No matter how SRF felt about him, Swamiji was committed to reconciliation. “The one thing I was not willing to do, though, was nothing. My life was dedicated to serving Master.” He carefully chose ways to serve that would complement, rather than compete, with SRF. He made it a requirement that every Ananda member also be a member of SRF. He went so far as to describe Ananda as, “the secular branch of Master’s work; SRF is our church.”

Daya Mata rarely appeared in public, and when she did, it was carefully staged. Even within SRF, access to her was controlled. She never spoke about the separation, and wanted Swamiji to do the same.

But his life was completely different. He taught many public classes, and within the Ananda community, mixed freely with residents and guests.

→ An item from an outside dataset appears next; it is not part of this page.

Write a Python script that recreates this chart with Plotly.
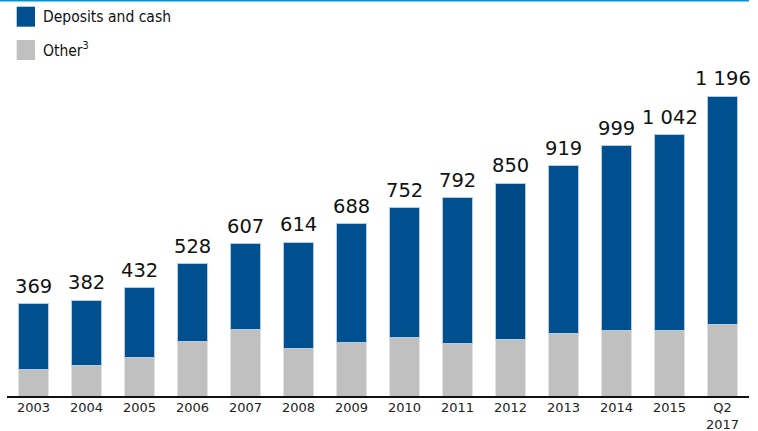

He didn’t bring up the separation, but if he was asked a direct question, it would have been rude to refuse to answer; it wasn’t in his nature to treat people that way. And if someone wanted to move to Ananda, but hesitated because of SRF’s condemnation, Swamiji felt they had a right to know why SRF felt that way. He was always scrupulously fair. Avoiding unnecessary details, he described the simple facts in a calm, impartial way. If others became indignant on his behalf, he tried to calm their feelings. “You don’t know the SRF leaders the way I do. They are great souls.”

I didn’t know why Swamiji even cared about SRF. “We get along fine without them,” I told him. “SRF is irrelevant.”

“I’m not thinking of the present,” Swamiji said. “I’m thinking of the ages. Christianity didn’t divide until three hundred years after Jesus died, and look at the horrors that resulted from that. Master’s work is in danger of splitting in the first generation. As his disciple, I must do everything in my power to keep that from happening.”